Horav Gamliel Rabinowitz, Shlita, offers an insightful explanation. The Torah alludes to us that, even when one is married and a father to his own children, he is (still) the son of his father. He must remember to honor his father. “Fatherhood” does not divert one from “sonhood.” Furthermore, one should not forget the lessons and traditions of his youth. If he wants his son to follow his lessons, he must follow those his father has bequeathed to him.
One aspect of kibbud av v’eim we often seem to gloss over is the honor we must give our parents once they have passed from their earthly abode. The Kedushas Levi (m’Berditchev) was very stringent concerning aveilim, mourners, who are supposed to daven from the amud, lead the services, during their first year of mourning for a parent. He insisted that they recite kaddish at the appropriate place in davening. He explained that the souls of the departed benefit greatly from the positive spiritual activities of their children. Indeed, everything a child does affects the soul of his/her parent. Even if a son does not explicitly state that he is performing the mitzvah l’iluy nishmos his parents, it is automatically considered to be so. If one wants his activity to be counted on behalf of someone else, however, he must explicitly say the name of the deceased whose memory he is honoring.
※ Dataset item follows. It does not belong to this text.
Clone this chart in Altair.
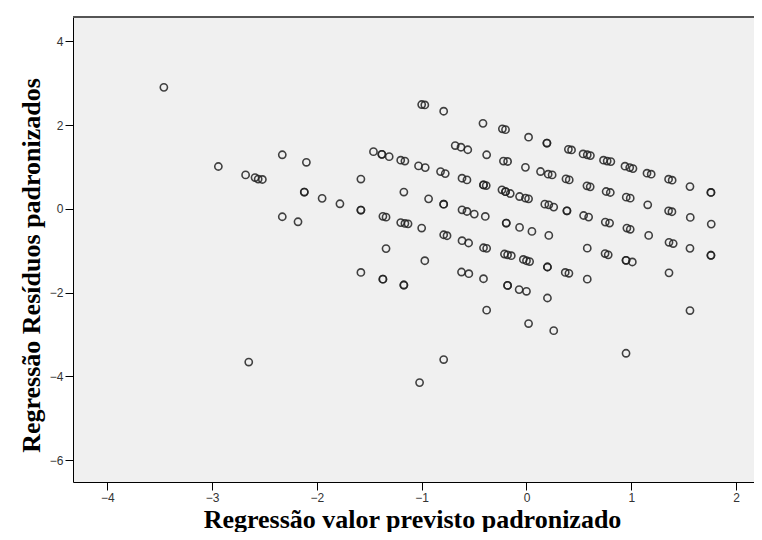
import altair as alt
import pandas as pd

# Regression standardized predicted value (x) and standardized residual (y)
pred = [
    -3.46, -2.94, -2.68, -2.59, -2.56, -2.52, -2.33, -2.10, -2.12, -2.12,
    -1.95, -1.78, -1.58, -1.58, -1.58, -2.33, -2.18, -1.46, -1.38, -1.38,
    -1.31, -1.20, -1.16, -1.17, -1.37, -1.34, -1.20, -1.16, -1.13, -1.34,
    -1.58, -1.37, -1.37, -1.17, -1.17, -2.65, -0.97, -1.02, -0.79, -0.62,
    -0.55, -0.41, -0.38, -0.41, -0.38, -0.21, -0.18, -0.145, -0.18, -0.18,
    -0.07, 0.00, 0.02, -0.03, 0.00, 0.03, 0.20, 0.20, 0.20, 0.26,
    0.37, 0.405, 0.58, 0.58, 0.75, 0.78, 0.95, 0.95, 1.01, 0.95,
    1.36, 1.36, 1.40, 1.56, 1.56, 1.76, 1.76,
    -1.00, -0.97, -0.79, -0.415, -0.23, -0.20, 0.02, 0.195, 0.195, 0.40,
    0.43, 0.54, 0.58, 0.61, 0.735, 0.77, 0.805, 0.94, 0.985, 1.016,
    1.15, 1.19, 1.356, 1.39, 1.56, 1.76, 1.76,
    -0.68, -0.625, -0.56, -0.38, -0.22, -0.18, -0.01, 0.134, 0.207, 0.245,
    0.377, 0.408, 0.577, 0.608, 0.76, 0.80, 0.952, 0.99, 1.157, 1.356,
    1.388, 1.563, 1.763,
    -1.03, -0.966, -0.82, -0.775, -0.615, -0.568, -0.41, -0.41, -0.384, -0.234,
    -0.20, -0.20, -0.155, -0.066, -0.01, 0.02, 0.175, 0.213, 0.26, 0.386,
    0.386, 0.545, 0.593, 0.752, 0.793, 0.958, 0.99, 1.166,
    -0.934, -0.79, -0.79, -0.615, -0.568, -0.498, -0.393, -0.193, -0.193, -0.066,
    0.052, 0.213,
    -1.00, -0.79, -0.758, -0.615, -0.552,
]
resid = [
    2.90, 1.01, 0.81, 0.745, 0.71, 0.70, 1.29, 1.11, 0.40, 0.40,
    0.25, 0.12, 0.71, -0.03, -0.03, -0.19, -0.31, 1.365, 1.30, 1.30,
    1.245, 1.16, 1.14, 0.40, -0.18, -0.20, -0.33, -0.35, -0.36, -0.95,
    -1.52, -1.68, -1.68, -1.82, -1.82, -3.66, -1.24, -4.15, -3.60, -1.51,
    -1.55, -1.67, -2.42, -0.93, -0.945, -1.08, -1.10, -1.12, -1.83, -1.83,
    -1.93, -1.97, -2.74, -1.21, -1.24, -1.26, -1.39, -1.39, -2.13, -2.91,
    -1.52, -1.54, -0.94, -1.68, -1.07, -1.10, -1.23, -1.23, -1.27, -3.45,
    -1.53, -0.80, -0.83, -0.945, -2.43, -1.11, -1.11,
    2.49, 2.48, 2.33, 2.04, 1.91, 1.89, 1.71, 1.57, 1.57, 1.42,
    1.405, 1.31, 1.29, 1.27, 1.16, 1.14, 1.127, 1.017, 0.984, 0.96,
    0.85, 0.826, 0.707, 0.683, 0.53, 0.39, 0.39,
    1.51, 1.47, 1.41, 1.29, 1.14, 1.13, 0.99, 0.89, 0.826, 0.81,
    0.714, 0.69, 0.548, 0.524, 0.413, 0.389, 0.278, 0.254, 0.095, -0.048,
    -0.07, -0.206, -0.365,
    1.024, 0.984, 0.889, 0.84, 0.73, 0.69, 0.57, 0.57, 0.555, 0.452,
    0.41, 0.41, 0.365, 0.293, 0.254, 0.238, 0.111, 0.095, 0.04, -0.048,
    -0.048, -0.16, -0.198, -0.317, -0.34, -0.46, -0.49, -0.635,
    0.238, 0.11, 0.11, -0.024, -0.064, -0.127, -0.183, -0.34, -0.34, -0.444,
    -0.54, -0.635,
    -0.46, -0.62, -0.643, -0.762, -0.817,
]

x_ticks = [-4, -3, -2, -1, 0, 1, 2]
y_ticks = [-6, -4, -2, 0, 2, 4]
x_title = "Regressão valor previsto padronizado"
y_title = "Regressão Resíduos padronizados"

df = pd.DataFrame({"x": pred, "y": resid})

label_font = "Liberation Sans Narrow, Liberation Sans, Arial"
title_font = "Liberation Serif, Times New Roman, serif"

W, H = 681, 465

points = (
    alt.Chart(df)
    .mark_point(shape="circle", filled=False, size=52, strokeWidth=1.6,
                color="#222222", opacity=0.85)
    .encode(
        x=alt.X("x:Q",
                scale=alt.Scale(domain=[-4.327, 2.171], nice=False, zero=False),
                axis=alt.Axis(values=x_ticks, title=x_title, grid=False,
                              tickSize=8, labelPadding=2, labelFontSize=12,
                              labelFont=label_font, labelColor="#333333",
                              domainColor="#000000", tickColor="#000000",
                              titleFont=title_font, titleFontSize=26,
                              titleFontWeight="bold", titleColor="#000000",
                              titleX=339, titleY=45, titleAlign="center",
                              titleBaseline="alphabetic")),
        y=alt.Y("y:Q",
                scale=alt.Scale(domain=[-6.524, 4.58], nice=False, zero=False),
                axis=alt.Axis(values=y_ticks, title=y_title, grid=False,
                              tickSize=8, labelPadding=2, labelFontSize=12,
                              labelFont=label_font, labelColor="#333333",
                              domainColor="#000000", tickColor="#000000",
                              titleFont=title_font, titleFontSize=26,
                              titleFontWeight="bold", titleColor="#000000",
                              titleX=-34, titleY=248, titleAngle=270,
                              titleAlign="center", titleBaseline="alphabetic")),
    )
)

top_border = alt.Chart(df).mark_rule(color="#555555", strokeWidth=2).encode(
    x=alt.value(0), x2=alt.value(W), y=alt.value(0)
)

chart = (
    alt.layer(points, top_border)
    .properties(
        width=W, height=H,
        autosize=alt.AutoSizeParams(type="none"),
        padding={"left": 65, "top": 9, "right": 0, "bottom": 50},
        background="#ffffff",
    )
    .configure_view(fill="#f0f0f0", strokeWidth=0)
)

chart.save("out.html", embed_options={"renderer": "svg", "actions": False})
I cite an incredible Pele Yoetz of which we should all avail ourselves. I will present parts of it with a free translation. “The principal way of honoring parents is after their death (Kiddushin 31b). One should do everything possible to bring pleasure to his parent’s soul every single day without fail. Not like so many ignoramuses who remember their parents only on their yahrzeit with a kaddish, a little tzedakah, or some Torah study. Woe is to those parents who expect their children to redeem them and elevate them because those children are doing practically nothing, and whatever they do is insignificant… instead, it is proper for a son to have his father’s image seared in his mind’s eye and imagine that his father is screaming at him bitterly from amid a burning flame, saying, ‘My son, my beloved, I beg you, save me from the sword hovering above my soul…’” The author goes on passionately exhorting everyone never to forget about their parents, even for one moment.
The Chida, zl (Kikar L’Eden, Likutim 5), writes that every tefillah and mitzvah, every word of Torah studied and every chiddush, original, innovative Torah thought, bestow reward on one’s parent as if they themselves had performed it… “As, in this way, he fulfills the mitzvah of honoring one’s parents more than any honor that he showed them in this world, and he will be a source of nachas for them.”
The Minchas Elazar (Munkatch) writes: “One should recite the phrase, HaRachaman Hu yevareich es avi mori v’imi morasi, ‘May He bless my father, my teacher… and my mother, my teacher,’ even if he is not presently sitting at their table.” The Sefer Darkei Chaim v’Shalom writes that one should continue reciting this phrase even after his parents have passed on, for they require a blessing even in their Heavenly repose. Rebbetzin Zilberstein, A.H., daughter of Horav Yosef Shalom Eliyashiv, zl, and wife of Horav Yitzchak Zilberstein, Shlita, made a point to eat a piece of bread daily in order to bentch and say the above phrase: Ha’Rachamon. She explained that she lived in Bnei Brak, and her elderly parents lived in Yerushalayim. It was very difficult to travel back and forth daily. As a result, she was missing out on the mitzvah of kibbud av v’eim. She felt that by, reciting the Ha’Rachamon every day, she was honoring her parents – so she ate bread.